The paper addresses the problem of reliable data storage in large‑scale wireless sensor networks (WSNs) where a subset of k source packets must be preserved despite node failures caused by limited energy or hostile environments. The authors propose two fully distributed algorithms that disseminate the k packets throughout an n‑node network so that each node stores exactly one (possibly coded) packet, and the original k packets can be recovered from any (1 + ε) k nodes with high probability. Both algorithms rely on simple random walks for packet propagation and on Fountain codes (LT or Raptor) for encoding. In the first algorithm each sensor is assumed to know the global parameters n and k; random walks of length O(n log n) ensure that every node receives a sufficiently diverse set of source packets, after which each node selects a degree according to a predefined distribution, linearly combines the received packets, and stores the resulting coded symbol. Recovery is performed by collecting (1 + ε) k coded symbols, forming a sparse linear system, and solving it with algorithms whose complexity is O(k log k), far lower than that of traditional Reed‑Solomon decoding. The second algorithm removes the need for a priori knowledge of n and k. Nodes estimate these values locally by monitoring visit frequencies, duplicate counts, and other statistics gathered during the random‑walk dissemination. Once the estimates converge, the same encoding procedure as in the first algorithm is applied. The authors analytically bound the communication cost (total transmissions ≈ O(n log n)), the encoding/decoding complexity, and the probability of successful recovery as a function of ε and the estimation error. Extensive simulations over a range of network sizes (hundreds to thousands of nodes) and packet loss rates (0 %–30 %) confirm that both schemes achieve near‑optimal recovery probability (> 95 % for ε ≈ 0.1) while keeping the number of transmitted messages low.
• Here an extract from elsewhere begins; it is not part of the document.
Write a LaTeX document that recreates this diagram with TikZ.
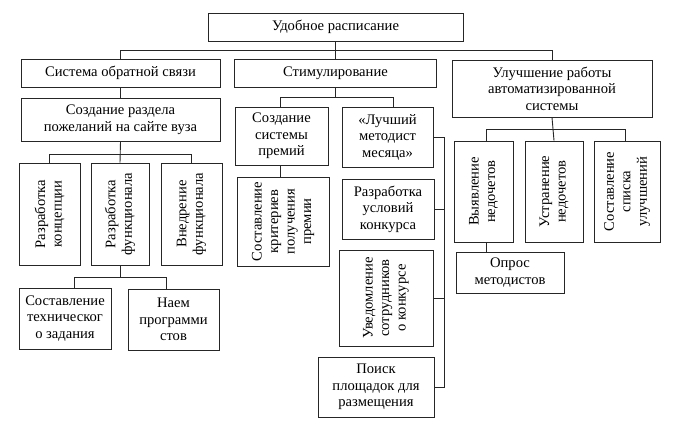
\documentclass[tikz,border=0pt]{standalone}
\usepackage{fontspec}
\setmainfont{Liberation Serif}
\begin{document}
\begin{tikzpicture}[x=1pt,y=-1pt,
  box/.style={draw=black!85,line width=0.9pt,inner sep=1pt,align=center,font=\fontsize{14.6}{16.5}\selectfont},
  vbox/.style={box,rotate=90},
  conn/.style={draw=black!85,line width=0.9pt}]
\useasboundingbox[fill=white] (0,0) rectangle (680,433);
% level 0
\node[box,minimum width=255pt,minimum height=28pt] (top) at (335.5,27) {Удобное расписание};
% level 1
\node[box,minimum width=199pt,minimum height=28pt] (sys) at (120.5,73) {Система обратной связи};
\node[box,minimum width=202pt,minimum height=28pt] (stim) at (335.5,73) {Стимулирование};
\node[box,minimum width=200pt,minimum height=57pt] (ulu) at (552,88.5) {Улучшение работы\\автоматизированной\\системы};
% left branch
\node[box,minimum width=199pt,minimum height=43pt] (razd) at (120.5,119.5) {Создание раздела\\пожеланий на сайте вуза};
\node[vbox,minimum width=102pt,minimum height=61pt] (konc) at (49.5,214) {Разработка\\концепции};
\node[vbox,minimum width=102pt,minimum height=58pt] (func) at (120,214) {Разработка\\функционала};
\node[vbox,minimum width=102pt,minimum height=61pt] (vned) at (191.5,214) {Внедрение\\функционала};
\node[box,minimum width=92pt,minimum height=61pt] (tz) at (65,318.5) {Составление\\техническог\\о задания};
\node[box,minimum width=91pt,minimum height=61pt] (naem) at (173.5,319.5) {Наем\\программи\\стов};
% middle branch
\node[box,minimum width=93pt,minimum height=58pt] (prem) at (281.5,136) {Создание\\системы\\премий};
\node[box,minimum width=91pt,minimum height=60pt] (luch) at (387.5,137) {«Лучший\\методист\\месяца»};
\node[vbox,minimum width=89pt,minimum height=92pt] (krit) at (283,221.5) {Составление\\критериев\\получения\\премии};
\node[box,minimum width=92pt,minimum height=60pt] (uslov) at (388,209) {Разработка\\условий\\конкурса};
\node[vbox,minimum width=96pt,minimum height=94pt] (uved) at (386,298) {Уведомление\\сотрудников\\о конкурсе};
\node[box,minimum width=116pt,minimum height=60pt] (poisk) at (376,387) {Поиск\\площадок для\\размещения};
% right branch
\node[vbox,minimum width=101pt,minimum height=59pt] (vyyav) at (483.5,191.5) {Выявление\\недочетов};
\node[vbox,minimum width=101pt,minimum height=58pt] (ustr) at (554,191.5) {Устранение\\недочетов};
\node[vbox,minimum width=101pt,minimum height=66pt] (spis) at (627,191.5) {Составление\\списка\\улучшений};
\node[box,minimum width=108pt,minimum height=41pt] (opros) at (510,272.5) {Опрос\\методистов};
% bus coordinates
\coordinate (b0) at (0,50);
\coordinate (b1) at (0,97);
\coordinate (b2) at (0,154);
\coordinate (b3) at (0,277);
\coordinate (b4) at (0,129);
\coordinate (lb) at (444,0);
% connectors
\draw[conn] (top.south) -- (stim.north);
\draw[conn] (sys.north) -- (sys.north |- b0) -- (ulu.north |- b0) -- (ulu.north);
\draw[conn] (sys.south) -- (razd.north);
\draw[conn] (razd.south) -- (func.east);
\draw[conn] (konc.east) -- (konc.east |- b2) -- (vned.east |- b2) -- (vned.east);
\draw[conn] (func.west) -- (func.west |- b3);
\draw[conn] ([xshift=9pt]tz.north) -- ([xshift=9pt]tz.north |- b3) -- ([xshift=-7.5pt]naem.north |- b3) -- ([xshift=-7.5pt]naem.north);
\draw[conn] (stim.south) -- (stim.south |- b1);
\draw[conn] ([xshift=-1.5pt]prem.north) -- ([xshift=-1.5pt]prem.north |- b1) -- ([xshift=5.5pt]luch.north |- b1) -- ([xshift=5.5pt]luch.north);
\draw[conn] ([xshift=-1.5pt]prem.south) -- ([xshift=-1.5pt]prem.south |- krit.east);
\draw[conn] (luch.east) -- (luch.east -| lb) -- (poisk.east -| lb) -- (poisk.east);
\draw[conn] (uslov.east) -- (uslov.east -| lb);
\draw[conn] (uved.south) -- (uved.south -| lb);
\draw[conn] (ulu.south) -- (ustr.east);
\draw[conn] ([xshift=2.5pt]vyyav.east) -- ([xshift=2.5pt]vyyav.east |- b4) -- ([xshift=-2pt]spis.east |- b4) -- ([xshift=-2pt]spis.east);
\draw[conn] ([xshift=2.5pt]vyyav.west) -- ([xshift=2.5pt]vyyav.west |- opros.north);
\end{tikzpicture}
\end{document}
The work’s key contributions are (1) a truly distributed storage mechanism that requires no routing tables or global knowledge, (2) the integration of Fountain coding to reduce redundancy and decoding effort, and (3) a practical self‑estimation technique that makes the approach viable in real, dynamic WSN deployments. The paper concludes with suggestions for future extensions, including handling mobility, asynchronous walks, and hardware‑level validation.